IT’S 18 DEGREES outside, the sun has barely risen, and the subsidiary roads are swollen with ice. Time to attend the Church of the Woods, of course!
The Church’s pastor, Rev. Stephen Blackmer, gave up a big-deal career in environmental organizing— he was the founder and chairman of the Northern Forest Alliance, which helped conserve several million acres of New England timberlands — to get ordained and start his own Episcopal church. Here it is, a tiny little woodshed with a pot-belly stove, eight plastic chairs, and an altar covered with birch back scrolls, pine cones, and some blanched antlers scavenged from the adjoining hemlock forest.

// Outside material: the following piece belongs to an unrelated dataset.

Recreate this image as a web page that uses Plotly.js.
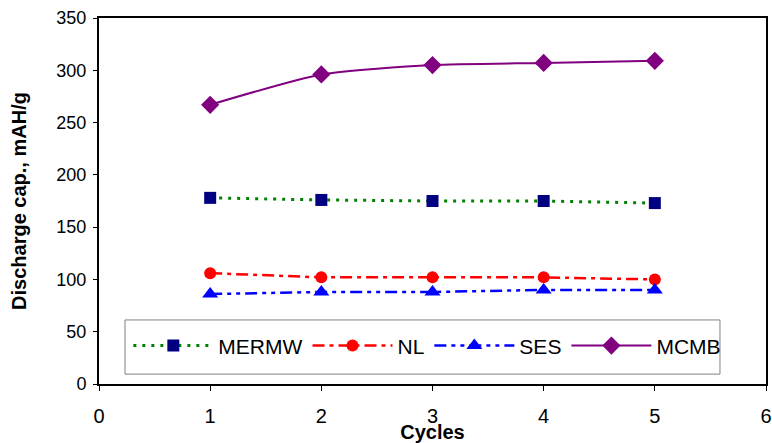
<!DOCTYPE html>
<html>
<head>
<meta charset="utf-8">
<script src="https://cdn.plot.ly/plotly-3.0.1.min.js"></script>
<style>html,body{margin:0;padding:0;background:#fff;}#chart{width:772px;height:443px;}</style>
</head>
<body>
<div id="chart"></div>
<script>
const cycles = [1, 2, 3, 4, 5];
const mermw = [178, 176, 175, 175, 173];
const nl = [106, 102, 102, 102, 100];
const ses = [86, 88, 88, 90, 90];
const mcmb = [267, 296, 305, 307, 309];
const xTicks = [0, 1, 2, 3, 4, 5, 6];
const yTicks = [0, 50, 100, 150, 200, 250, 300, 350];

const NARROW = '"Liberation Sans Narrow", "Arial Narrow", "Liberation Sans", Arial, sans-serif';
const SANS = '"Liberation Sans", Arial, sans-serif';

const traces = [
  {x: cycles, y: mermw, name: 'MERMW', mode: 'lines+markers',
   line: {color: '#008000', width: 3, dash: '3px,6px'},
   marker: {symbol: 'square', size: 12, color: '#000080'}},
  {x: cycles, y: nl, name: 'NL', mode: 'lines+markers',
   line: {color: '#ff0000', width: 2.5, dash: '12px,5px,4px,5px'},
   marker: {symbol: 'circle', size: 12, color: '#ff0000'}},
  {x: cycles, y: ses, name: 'SES', mode: 'lines+markers',
   line: {color: '#0000ff', width: 2.5, dash: '12px,5px,4px,5px,4px,5px'},
   marker: {symbol: 'triangle-up', size: 14, color: '#0000ff'}},
  {x: cycles, y: mcmb, name: 'MCMB', mode: 'lines+markers',
   line: {color: '#800080', width: 2, shape: 'spline', smoothing: 0.6},
   marker: {symbol: 'diamond', size: 14, color: '#800080'}}
];

const layout = {
  width: 772, height: 443,
  margin: {l: 99, r: 6, t: 18, b: 59},
  paper_bgcolor: '#fff', plot_bgcolor: '#fff',
  font: {family: SANS, color: '#000', size: 18},
  showlegend: true,
  legend: {
    orientation: 'h', x: 0.044, y: 0.104, xanchor: 'left', yanchor: 'middle',
    borderwidth: 0, bgcolor: 'rgba(0,0,0,0)',
    font: {family: NARROW, size: 21, color: '#000'},
    itemwidth: 80, tracegroupgap: 0
  },
  shapes: [
    {type: 'rect', xref: 'paper', yref: 'paper', x0: 0.039, x1: 0.931, y0: 0.027, y1: 0.175,
     line: {color: '#808080', width: 1}, fillcolor: '#fff', layer: 'below'}
  ],
  xaxis: {
    range: [0, 6], tickvals: xTicks, ticktext: xTicks.map(String),
    showgrid: false, zeroline: false, showline: true, linecolor: '#000', linewidth: 2,
    mirror: true, ticks: 'outside', ticklen: 5, tickcolor: '#000',
    ticklabelstandoff: 8,
    tickfont: {size: 20, family: NARROW},
    title: {text: '<b>Cycles</b>', standoff: 0, font: {size: 20, family: NARROW}}
  },
  yaxis: {
    range: [0, 350], tickvals: yTicks, ticktext: yTicks.map(String),
    showgrid: false, zeroline: false, showline: true, linecolor: '#000', linewidth: 2,
    mirror: true, ticks: 'outside', ticklen: 4, tickcolor: '#000',
    ticklabelstandoff: 3,
    tickfont: {size: 18, family: SANS},
    title: {text: '<b>Discharge cap., mAH/g</b>', standoff: 24, font: {size: 20, family: SANS}}
  }
};

Plotly.newPlot('chart', traces, layout, {displayModeBar: false, staticPlot: true});
</script>
</body>
</html>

I daresay this is a church unlike any other. “We are deliberately trying to crack open what it means to be ‘church,’” Blackmer explains on his website. “The Church of the Woods is a place where the earth itself, rather than a building, is the bearer of sacredness; where people come together to learn, explore, and take action to transform themselves and renew the earth.”
I half-confront, half-congratulate Blackmer for inventing a neo-Gaian theology, and he just chuckles. “The simple core idea is that everything bears the imprint of Christ, and everything is a bearer of the sacred. By immersing ourselves in the natural world, we can get to that direct experience of God.”

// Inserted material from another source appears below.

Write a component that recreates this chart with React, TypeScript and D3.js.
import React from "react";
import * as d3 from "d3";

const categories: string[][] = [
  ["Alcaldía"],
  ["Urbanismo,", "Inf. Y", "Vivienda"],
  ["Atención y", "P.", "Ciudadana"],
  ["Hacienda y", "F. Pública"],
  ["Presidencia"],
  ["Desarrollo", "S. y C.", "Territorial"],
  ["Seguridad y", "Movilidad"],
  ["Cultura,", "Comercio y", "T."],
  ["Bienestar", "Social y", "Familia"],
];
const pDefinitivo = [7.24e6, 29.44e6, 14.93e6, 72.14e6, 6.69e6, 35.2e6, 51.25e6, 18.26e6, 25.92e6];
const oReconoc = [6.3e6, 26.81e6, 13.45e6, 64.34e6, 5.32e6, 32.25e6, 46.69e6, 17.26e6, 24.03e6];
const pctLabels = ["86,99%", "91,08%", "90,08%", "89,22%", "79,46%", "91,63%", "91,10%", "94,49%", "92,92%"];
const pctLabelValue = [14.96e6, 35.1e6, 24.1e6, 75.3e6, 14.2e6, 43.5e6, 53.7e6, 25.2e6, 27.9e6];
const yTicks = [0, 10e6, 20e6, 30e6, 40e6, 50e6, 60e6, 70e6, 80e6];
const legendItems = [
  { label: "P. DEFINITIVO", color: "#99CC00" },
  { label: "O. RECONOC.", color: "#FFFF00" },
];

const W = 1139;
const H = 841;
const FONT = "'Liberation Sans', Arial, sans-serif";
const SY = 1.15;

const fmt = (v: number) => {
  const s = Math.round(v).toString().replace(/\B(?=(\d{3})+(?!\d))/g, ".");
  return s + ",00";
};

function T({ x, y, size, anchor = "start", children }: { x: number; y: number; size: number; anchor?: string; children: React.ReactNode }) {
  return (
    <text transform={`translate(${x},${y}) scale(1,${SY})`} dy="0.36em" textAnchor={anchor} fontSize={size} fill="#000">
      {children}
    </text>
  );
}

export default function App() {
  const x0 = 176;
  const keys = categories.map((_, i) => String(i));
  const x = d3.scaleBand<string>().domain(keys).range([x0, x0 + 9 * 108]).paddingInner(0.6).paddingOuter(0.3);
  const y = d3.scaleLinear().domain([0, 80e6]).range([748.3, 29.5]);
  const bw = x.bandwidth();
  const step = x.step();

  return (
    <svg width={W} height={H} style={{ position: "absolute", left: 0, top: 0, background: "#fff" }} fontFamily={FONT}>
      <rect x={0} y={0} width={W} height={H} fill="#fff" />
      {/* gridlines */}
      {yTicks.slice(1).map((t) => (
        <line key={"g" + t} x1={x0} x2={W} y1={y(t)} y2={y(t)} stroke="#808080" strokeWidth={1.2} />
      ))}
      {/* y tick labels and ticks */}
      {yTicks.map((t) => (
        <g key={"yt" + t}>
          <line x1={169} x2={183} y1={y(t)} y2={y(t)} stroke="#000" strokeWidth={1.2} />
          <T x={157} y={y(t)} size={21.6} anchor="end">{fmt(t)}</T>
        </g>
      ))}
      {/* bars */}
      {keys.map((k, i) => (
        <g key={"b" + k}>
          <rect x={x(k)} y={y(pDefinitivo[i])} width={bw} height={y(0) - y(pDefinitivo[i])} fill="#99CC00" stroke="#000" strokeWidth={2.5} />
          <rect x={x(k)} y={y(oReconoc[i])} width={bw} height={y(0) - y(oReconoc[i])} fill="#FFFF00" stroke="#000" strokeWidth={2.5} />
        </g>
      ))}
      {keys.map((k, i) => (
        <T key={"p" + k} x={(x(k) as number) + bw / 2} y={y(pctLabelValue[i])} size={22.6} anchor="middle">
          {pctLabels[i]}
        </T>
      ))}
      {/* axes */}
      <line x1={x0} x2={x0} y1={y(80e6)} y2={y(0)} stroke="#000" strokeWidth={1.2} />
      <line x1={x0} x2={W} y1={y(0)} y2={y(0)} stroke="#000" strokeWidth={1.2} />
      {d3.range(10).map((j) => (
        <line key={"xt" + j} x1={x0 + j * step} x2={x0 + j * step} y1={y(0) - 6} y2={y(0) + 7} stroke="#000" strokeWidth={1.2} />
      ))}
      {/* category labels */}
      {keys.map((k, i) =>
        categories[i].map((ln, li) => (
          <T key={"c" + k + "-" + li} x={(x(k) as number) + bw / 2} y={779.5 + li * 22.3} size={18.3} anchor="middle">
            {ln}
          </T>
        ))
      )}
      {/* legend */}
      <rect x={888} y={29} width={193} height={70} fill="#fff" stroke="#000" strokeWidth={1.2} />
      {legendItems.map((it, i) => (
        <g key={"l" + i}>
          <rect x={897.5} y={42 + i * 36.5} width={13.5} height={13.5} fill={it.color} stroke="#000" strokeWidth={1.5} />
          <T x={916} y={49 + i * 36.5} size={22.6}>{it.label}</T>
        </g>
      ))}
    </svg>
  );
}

It’s as if the Appalachian Mountain Club moved its headquarters from Boston to Jerusalem’s Temple Mount — but that could be a good thing, right? I loved every minute of the service, from the initial reading from John Muir (the biblical Gospel of John was present, too) to the non-standard Lord’s Prayer, a Maori variant plucked from the New Zealand Prayer Book:
Eternal Spirit, Earth-maker, Life-Giver, Pain-bearer,
Source of all that is and ever shall be,
Your name be sung with joy!
We six congregants shared communion, which meant that I administered the bread and wine to the woman standing behind me. Isn’t this going to get you in Dutch with the bishop, I asked Blackmer? An errant fellow with a black soul (me) sharing the elements and sacred blessing with innocent bystanders? It’s all on the up-and-up, he assured me. Once he had consecrated the bread and wine, it doesn’t really matter who touches it.
In Blackmer’s communion, the first piece of bread and the last drop of wine are “fed” to the earth. The pine cones, antlers, and assorted forest flotsam, he explains, are offerings from the earth: “I don’t think that’s a pagan idea, but it is broadening the sense for who the service is for, and who is being restored beyond just human beings. It is honoring a creation greater than ourselves.”

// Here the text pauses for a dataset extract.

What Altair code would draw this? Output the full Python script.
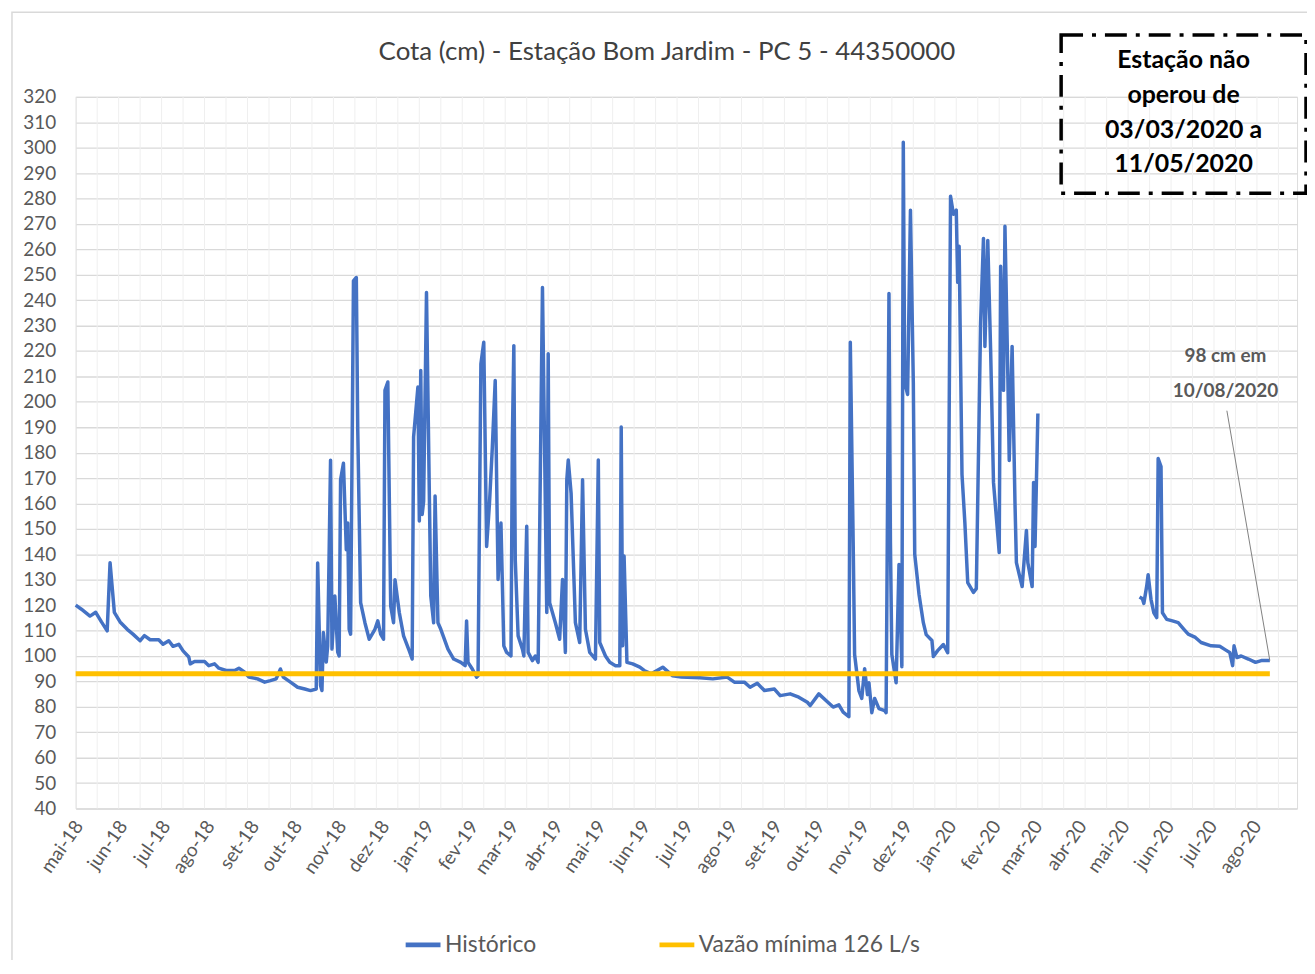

Our observance included 25 minutes of silent meditation along the icy trails snaking through the Church’s 106-acre plot in the center of the state, just northwest of the New Hampshire Speedway. Sure it was cold, but Wenceslas-like, we wended our way in each other’s footsteps into private corners of the forest to watch the early sunlight blaze through the lower branches.
Not for nothing do they call us Episcopalians God’s Frozen People.
“It’s weird,” Blackmer says of his singular liturgy. “Even if you’re a churchgoer, it’s weird.” Yes, but it’s good weird, the kind of strangeness that re-kindles our thinking about what a church can be. Our father’s house has many rooms, (John 14:2) and this is one of the cozier ones.